STATED EXERCISE. Begin at the first line of the data and copy each line through the one containing "const thetaStart = 20, thetaStep = 0.25;", that line included, with no pictures.

DATA SECTION.

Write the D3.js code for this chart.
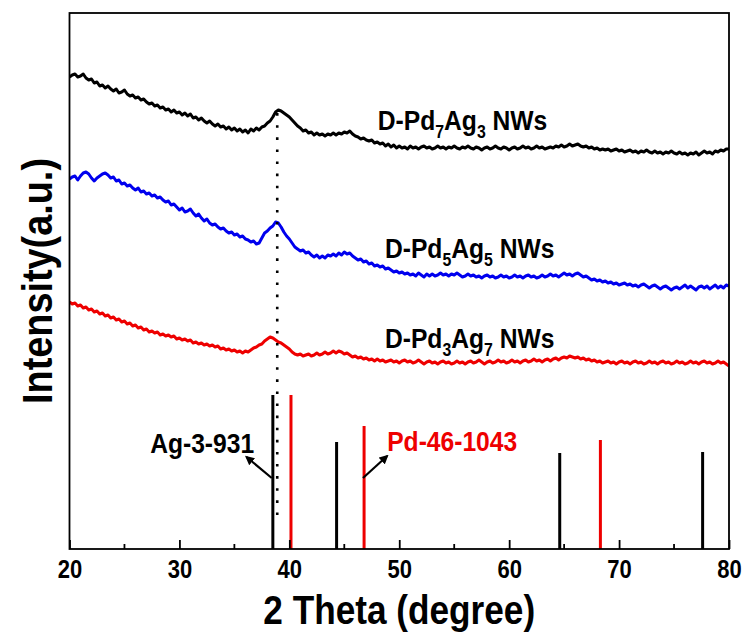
<!DOCTYPE html>
<html>
<head>
<meta charset="utf-8">
<script src="https://cdn.jsdelivr.net/npm/d3@7"></script>
<style>
  html, body { margin: 0; padding: 0; background: #fff; }
  svg { display: block; }
  text { font-family: "Liberation Sans", Arial, sans-serif; font-weight: bold; }
</style>
</head>
<body>
<svg id="chart" width="749" height="635"></svg>
<script>
// 2θ grid of the scans: 20° to 80° in 0.25° steps
const thetaStart = 20, thetaStep = 0.25;

// Offset-stacked XRD intensities (a.u.), one value per 0.25°
const pd7ag3 = [
  473,475,476,473,474,476,472,470,471,467,468,464,465,462,464,461,459,461,457,458,
  460,456,454,455,452,453,450,451,448,446,447,444,445,442,443,440,441,438,440,437,
  438,435,437,434,436,432,433,430,432,429,427,429,426,424,426,423,424,421,423,420,
  422,419,421,418,420,417,421,419,422,420,423,424,427,429,433,438,440,439,437,435,
  433,430,427,424,422,419,420,417,418,415,417,415,416,414,416,415,417,415,417,416,
  418,417,419,416,414,413,411,412,410,409,410,407,408,406,407,404,406,403,405,402,
  404,402,403,401,404,402,403,401,403,404,402,403,401,402,404,402,403,401,403,402,
  404,402,401,403,402,404,402,401,403,402,400,402,403,401,402,404,402,401,403,402,
  400,402,403,401,402,404,402,403,401,402,404,402,403,401,402,403,402,404,403,405,
  403,404,406,404,405,406,404,403,404,402,403,401,402,400,401,400,401,399,400,401,
  399,400,398,399,400,398,399,397,399,398,400,398,397,399,397,398,396,398,397,399,
  397,396,398,396,397,395,397,396,398,395,397,399,397,398,396,399,398,400,399,401,
  401
];
const pd5ag5 = [
  371,373,374,370,374,377,378,376,372,369,372,374,376,377,375,372,373,369,370,366,
  367,364,365,362,360,362,358,359,356,357,354,355,352,353,350,348,349,345,346,343,
  340,342,338,339,341,337,334,336,332,329,331,327,325,326,323,321,322,319,317,318,
  315,316,313,314,311,310,308,309,306,307,312,317,319,322,324,328,327,323,318,314,
  311,307,303,301,299,300,297,298,295,293,295,292,294,292,295,294,296,294,297,295,
  298,296,297,294,292,290,291,288,289,286,287,284,285,283,284,281,282,280,278,279,
  277,278,276,277,275,276,274,277,275,273,276,274,276,274,275,277,275,276,274,276,
  275,277,275,273,274,276,274,275,273,274,272,274,275,273,274,272,273,275,273,274,
  272,273,275,273,274,272,274,275,273,274,272,273,275,273,274,276,274,275,273,275,
  277,275,276,274,276,277,275,273,274,272,270,271,269,270,268,269,267,268,266,267,
  265,266,267,265,266,264,265,263,265,266,264,262,264,265,263,261,263,264,262,260,
  262,263,261,263,265,262,264,262,260,263,264,262,264,261,263,265,262,264,262,265,
  264
];
const pd3ag7 = [
  248,246,247,244,245,242,243,240,241,238,239,236,237,234,235,232,233,230,231,228,
  229,226,227,224,225,222,223,220,221,218,219,217,218,215,216,214,215,213,214,211,
  212,210,211,209,210,207,208,206,207,205,206,204,205,203,204,201,202,200,201,199,
  200,198,199,197,199,198,200,202,203,205,206,209,211,213,212,210,208,207,205,203,
  201,198,196,195,196,194,195,196,194,195,197,195,196,198,196,197,199,197,199,198,
  196,197,195,193,194,192,193,191,192,190,191,189,191,189,190,188,189,190,188,189,
  187,189,190,188,189,187,188,190,188,186,188,189,187,188,186,188,189,187,188,186,
  187,189,187,188,186,188,189,187,188,190,188,186,188,189,187,188,190,188,189,187,
  188,190,188,189,187,189,190,188,189,191,189,190,188,190,191,189,191,192,190,192,
  193,192,194,193,192,193,191,192,190,191,189,190,188,189,187,188,189,187,188,186,
  188,189,187,188,186,188,189,187,188,186,187,189,187,188,186,188,189,187,188,186,
  187,189,187,188,186,187,189,187,188,186,188,189,187,188,186,187,189,187,188,186,
  184
];

const sampleLabels = [
  { main: "D-Pd", sub1: "7", mid: "Ag", sub2: "3", tail: " NWs" },
  { main: "D-Pd", sub1: "5", mid: "Ag", sub2: "5", tail: " NWs" },
  { main: "D-Pd", sub1: "3", mid: "Ag", sub2: "7", tail: " NWs" }
];
const sampleColors = ["#000000", "#0000ee", "#ee0000"];
// label anchor in data units (2θ, intensity)
const labelTheta = [48.05, 48.7, 48.7];
const labelLevel = [420, 292, 202];

// Standard reference patterns (stick positions and relative heights)
const agTheta = [38.5, 44.3, 64.6, 77.6];
const agHeight = [155, 108, 97, 98];
const pdTheta = [40.15, 46.8, 68.3];
const pdHeight = [155, 124, 110];

const xTicks = [20, 30, 40, 50, 60, 70, 80];
const xMinor = [25, 35, 45, 55, 65, 75];

// peak guide and card annotations
const guideTheta = 38.9, guideFrom = 35, guideTo = 442;
const agCard = { text: "Ag-3-931", from: [38.4, 72], to: [36.1, 93], at: [36.8, 97] };
const pdCard = { text: "Pd-46-1043", from: [46.7, 72], to: [48.9, 94], at: [48.9, 99] };

// condensed bold lettering
const squeeze = 0.88;

const svg = d3.select("#chart");
const plot = { left: 69.5, right: 729, top: 13, bottom: 549 };

const x = d3.scaleLinear().domain([20, 80]).range([plot.left, plot.right]);
const y = d3.scaleLinear().domain([0, 540]).range([550, 10]);

const defs = svg.append("defs");
defs.append("clipPath").attr("id", "plotClip")
  .append("rect")
  .attr("x", plot.left).attr("y", plot.top)
  .attr("width", plot.right - plot.left).attr("height", plot.bottom - plot.top);
defs.append("marker")
  .attr("id", "arrowHead")
  .attr("viewBox", "0 0 10 10")
  .attr("refX", 8).attr("refY", 5)
  .attr("markerWidth", 4.2).attr("markerHeight", 4.2)
  .attr("orient", "auto")
  .append("path").attr("d", "M0,0 L10,5 L0,10 Z").attr("fill", "#000");

function placedText(px, py, size, color, anchor) {
  return svg.append("text")
    .attr("transform", `translate(${px},${py}) scale(${squeeze},1)`)
    .attr("text-anchor", anchor || "start")
    .attr("font-size", size).attr("fill", color);
}

const g = svg.append("g").attr("clip-path", "url(#plotClip)");

// scans
const line = d3.line()
  .x((d, i) => x(thetaStart + i * thetaStep))
  .y(d => y(d));
[pd7ag3, pd5ag5, pd3ag7].forEach((series, k) => {
  g.append("path")
    .datum(series)
    .attr("d", line)
    .attr("fill", "none")
    .attr("stroke", sampleColors[k])
    .attr("stroke-width", 3)
    .attr("stroke-linejoin", "round");
});

// reference sticks
g.selectAll("line.ag").data(agTheta).join("line")
  .attr("class", "ag")
  .attr("x1", d => x(d)).attr("x2", d => x(d))
  .attr("y1", y(0)).attr("y2", (d, i) => y(agHeight[i]))
  .attr("stroke", "#000").attr("stroke-width", 3);
g.selectAll("line.pd").data(pdTheta).join("line")
  .attr("class", "pd")
  .attr("x1", d => x(d)).attr("x2", d => x(d))
  .attr("y1", y(0)).attr("y2", (d, i) => y(pdHeight[i]))
  .attr("stroke", "#ee0000").attr("stroke-width", 3);

// dotted guide through the main peak
g.append("line")
  .attr("x1", x(guideTheta)).attr("x2", x(guideTheta))
  .attr("y1", y(guideFrom)).attr("y2", y(guideTo))
  .attr("stroke", "#000").attr("stroke-width", 2.6)
  .attr("stroke-dasharray", "2.6 9.5");

// arrows + card labels
[agCard, pdCard].forEach(c => {
  svg.append("line")
    .attr("x1", x(c.from[0])).attr("y1", y(c.from[1]))
    .attr("x2", x(c.to[0])).attr("y2", y(c.to[1]))
    .attr("stroke", "#000").attr("stroke-width", 2.2)
    .attr("marker-end", "url(#arrowHead)");
});
placedText(x(agCard.at[0]), y(agCard.at[1]), 28, "#000", "end").text(agCard.text);
placedText(x(pdCard.at[0]), y(pdCard.at[1]), 28, "#ee0000", "start").text(pdCard.text);

// sample labels with subscripts
sampleLabels.forEach((lab, k) => {
  const t = placedText(x(labelTheta[k]), y(labelLevel[k]), 28, "#000", "start");
  t.append("tspan").text(lab.main);
  t.append("tspan").attr("font-size", 18).attr("dy", 8).text(lab.sub1);
  t.append("tspan").attr("dy", -8).text(lab.mid);
  t.append("tspan").attr("font-size", 18).attr("dy", 8).text(lab.sub2);
  t.append("tspan").attr("dy", -8).text(lab.tail);
});

// frame
svg.append("rect")
  .attr("x", plot.left).attr("y", plot.top)
  .attr("width", plot.right - plot.left).attr("height", plot.bottom - plot.top)
  .attr("fill", "none").attr("stroke", "#000").attr("stroke-width", 1.8);

// bottom axis: inward ticks
const axis = svg.append("g").attr("transform", `translate(0,${plot.bottom})`);
axis.call(d3.axisBottom(x).tickValues(xTicks).tickSize(-9).tickPadding(11).tickFormat(d3.format("d")));
axis.select(".domain").remove();
axis.selectAll(".tick line").attr("stroke", "#000").attr("stroke-width", 1.8);
axis.selectAll(".tick text")
  .attr("transform", `scale(${squeeze},1)`)
  .attr("font-size", 25).attr("fill", "#000")
  .attr("font-family", "'Liberation Sans', Arial, sans-serif").attr("font-weight", "bold");
axis.append("g").selectAll("line").data(xMinor).join("line")
  .attr("x1", d => x(d)).attr("x2", d => x(d))
  .attr("y1", 0).attr("y2", -5)
  .attr("stroke", "#000").attr("stroke-width", 1.8);

// axis titles
placedText((plot.left + plot.right) / 2, 624, 40, "#000", "middle").text("2 Theta (degree)");
svg.append("text")
  .attr("transform", `translate(52,${(plot.top + plot.bottom) / 2}) rotate(-90) scale(${squeeze},1)`)
  .attr("text-anchor", "middle").attr("font-size", 43).attr("fill", "#000")
  .text("Intensity(a.u.)");
</script>
</body>
</html>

EXERCISE SOLUTION.
Write the D3.js code for this chart.
<!DOCTYPE html>
<html>
<head>
<meta charset="utf-8">
<script src="https://cdn.jsdelivr.net/npm/d3@7"></script>
<style>
  html, body { margin: 0; padding: 0; background: #fff; }
  svg { display: block; }
  text { font-family: "Liberation Sans", Arial, sans-serif; font-weight: bold; }
</style>
</head>
<body>
<svg id="chart" width="749" height="635"></svg>
<script>
// 2θ grid of the scans: 20° to 80° in 0.25° steps
const thetaStart = 20, thetaStep = 0.25;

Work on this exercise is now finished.